Huawei opted not to follow in Samsung’s footsteps by developing an assistant of its own, instead partnering with Amazon to get Alexa up and running on the AI Cube (via Alexa Voice Services). It’s a bone-stock configuration that supports the standard array of Alexa commands (“Alexa, set a timer”) and integrations (it works with more than 20,000 smart home devices from 3,500 brands), and provides unfettered access to the roughly 50,000 apps — skills, in Amazon’s parlance — in the Alexa Skills Store.
Alexa-powered smart speakers are a dime a dozen, but few can match the AI Cube’s sound quality, Huawei claims. It’s got a 400ml sound cavity and aluminum diaphragm that enable it to produce “full, rounded bass,” and suite technology — Huawei Histen (pronounced “High-sen”) — comprising virtual bass, linear phase equalization, and adaptive gain control, among other features.

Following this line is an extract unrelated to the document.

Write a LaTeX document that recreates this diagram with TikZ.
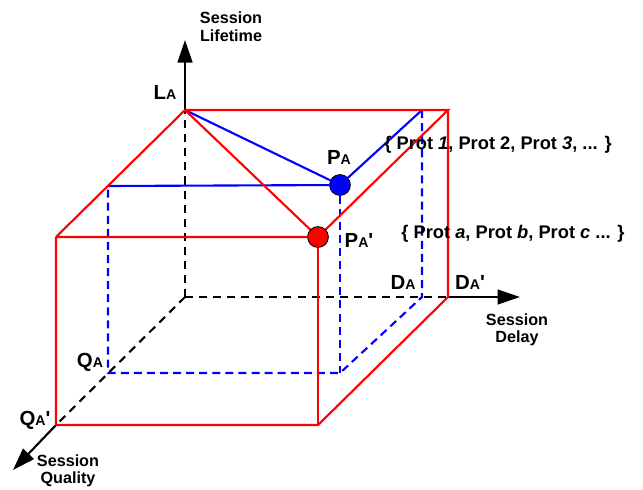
\documentclass[tikz,border=0pt]{standalone}
\usepackage{fontspec}
\newfontfamily\arialbold{Liberation Sans}
\usetikzlibrary{arrows.meta}

\newcommand{\subl}[2]{{\fontsize{14.5}{16}\selectfont #1}{\fontsize{10}{11}\selectfont #2}}
\newcommand{\subp}[2]{\subl{#1}{#2}{\fontsize{14.5}{16}\selectfont '}}

\tikzset{
  redline/.style={red, line width=1.5pt},
  blueline/.style={blue, line width=1.5pt},
  bluedash/.style={blue, line width=1.5pt, dash pattern=on 5.7pt off 3.6pt},
  axisdash/.style={black, line width=1.5pt, dash pattern=on 5.7pt off 4.3pt},
  axisarrow/.style={black, line width=1.5pt, -{Triangle[length=16pt,width=10.5pt]}},
  dot/.style={circle, draw=black, line width=0.6pt, minimum size=0.52cm, inner sep=0pt},
  lbl/.style={font=\arialbold\bfseries\fontsize{13}{15}\selectfont},
  axislbl/.style={font=\arialbold\bfseries\fontsize{11.5}{12.5}\selectfont, align=center},
}

\begin{document}
\begin{tikzpicture}[x=0.025cm, y=-0.025cm]
  \useasboundingbox (0,0) rectangle (643,489);

  % axes
  \coordinate (o) at (185,297);
  \coordinate (la) at (185,110);
  \coordinate (da) at (422,297);
  \coordinate (dap) at (448,297);
  \coordinate (qa) at (108,373);
  \coordinate (qap) at (56,425);
  \coordinate (ytip) at (185,40);
  \coordinate (xtip) at (520,297);
  \coordinate (ztip) at (13,470);

  % box corners
  \coordinate (rtr) at (448,110);
  \coordinate (rfl) at (56,237);
  \coordinate (rfb) at (318,425);
  \coordinate (btr) at (422,110);
  \coordinate (bfl) at (108,186);
  \coordinate (bbr) at (340,373);

  \node[dot, fill=blue] (pa) at (340,185) {};
  \node[dot, fill=red] (pap) at (318,237) {};

  \draw[axisdash] (o) -- (la);
  \draw[axisdash] (o) -- (dap);
  \draw[axisdash] (o) -- (qap);
  \draw[axisarrow] (la) -- (ytip);
  \draw[axisarrow] (dap) -- (xtip);
  \draw[axisarrow] (qap) -- (ztip);

  % inner (blue) box
  \draw[bluedash] (btr) -- (da) -- (bbr) -- (qa) -- (bfl);
  \draw[bluedash] (pa) -- (bbr);
  \draw[blueline] (la) -- (pa) -- (btr);
  \draw[blueline] (pa) -- (bfl);

  % outer (red) box
  \draw[redline] (rfl) -- (la) -- (rtr) -- (pap) -- (rfl);
  \draw[redline] (rfl) -- (qap) -- (rfb) -- (dap) -- (rtr);
  \draw[redline] (pap) -- (rfb);
  \draw[redline] (la) -- (pap);

  \node[lbl] (lal) at (165,92) {\subl{L}{A}};
  \node[lbl] (pal) at (339,157) {\subl{P}{A}};
  \node[lbl] (papl) at (359,240) {\subp{P}{A}};
  \node[lbl] (dal) at (403,282) {\subl{D}{A}};
  \node[lbl] (dapl) at (470,282) {\subp{D}{A}};
  \node[lbl] (qal) at (90,362) {\subl{Q}{A}};
  \node[lbl] (qapl) at (35,420) {\subp{Q}{A}};

  \node[axislbl] (lifetime) at (231,27) {Session\\Lifetime};
  \node[axislbl] (delay) at (517,330) {Session\\Delay};
  \node[axislbl] (quality) at (68,471) {Session\\Quality};

  \node[lbl] (protnum) at (498,145) {\{ Prot \textit{1}, Prot 2, Prot \textit{3}, ... \}};
  \node[lbl] (protlet) at (513,234) {\{ Prot \textit{a}, Prot \textit{b}, Prot \textit{c} ... \}};
\end{tikzpicture}
\end{document}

So how does it sound? Surprisingly good. I was impressed by the bass coming out of the little thing, which seemed well-balanced and not too boomy to my ears. The jury’s out on how it handles less acoustically forgiving rooms, but I’d put what I heard on par with anything my Google Home has produced.
Less impressive is its voice recognition. Huawei says it’s using four “far-field microphones” to listen for commands, but whatever tech lies under the hood, it definitely needs some work. More than once, I couldn’t get it to respond to the hotword (“Alexa”) after repeated attempts.
To be fair, Huawei’s engineers have plenty of time to recalibrate. AI Cube is a way out from launch — it’s set to hit store shelves “this holiday” in Europe, with pricing to be announced at a later date.
I’ll reserve full judgment for now, but I’m struggling to see a standout selling point here. Sure, the AI Cube’s 4G hotspot might come in handy in a pinch (if your smartphone doesn’t have that feature), and the audio quality seems decent enough. However, there’s not much else to differentiate it, and with smart speaker competition from Bose, Anker, Samsung, and dozens of others, Huawei better have a trick up its sleeve if it hopes to gain any ground.
Huawei Locator and New Mate P20 Colors
Alongside the AI Cube, Huawei announced the Huawei Locator, a Tile-like locating beacon with cellular connectivity. The IP68 dust- and water-resistant puck has a gyroscope and accelerometer, lasts up to 15 days on a charge and up to 60 days on standby, and boasts superior accuracy (within 5 meters outdoors and within 30 meters indoors, Huawei claims). That’s thanks to support for all four major satellite positioning systems, including GPS, GLONASS, Galileo, and Beidou, plus Assisted GPS (which triangulates location from nearby cell towers) and Skyhook’s Wi-Fi Positioning System.
The Huawei Locator works with all major cell bands (and can automatically switch between them) and pairs to devices via Bluetooth Low Energy. There’s an SOS button that triggers an alarm when pressed and a proximity-based service that buzzes the device if you take it outside a predefined, geofenced area.
Huawei said it’s intended for “pets, kids and elders, baggage, and valuables.” As with the AI Cube, Huawei Locator pricing has yet to be announced, but it has a firm European launch date: October.
Last, but not least, Huawei debuted the Mate P20 and P20 Pro in four new colors: two in a shimmery gradient (Morpho Aurora and Pearl White) and two in leather. All have with 8GB of RAM and 256GB of storage.
Per Huawei: “The Morpho Aurora was inspired by the Morpho butterfly, while the Pearl White exudes the same elegance as the iridescent mother-of-pearl.”
Pricing and availability are forthcoming.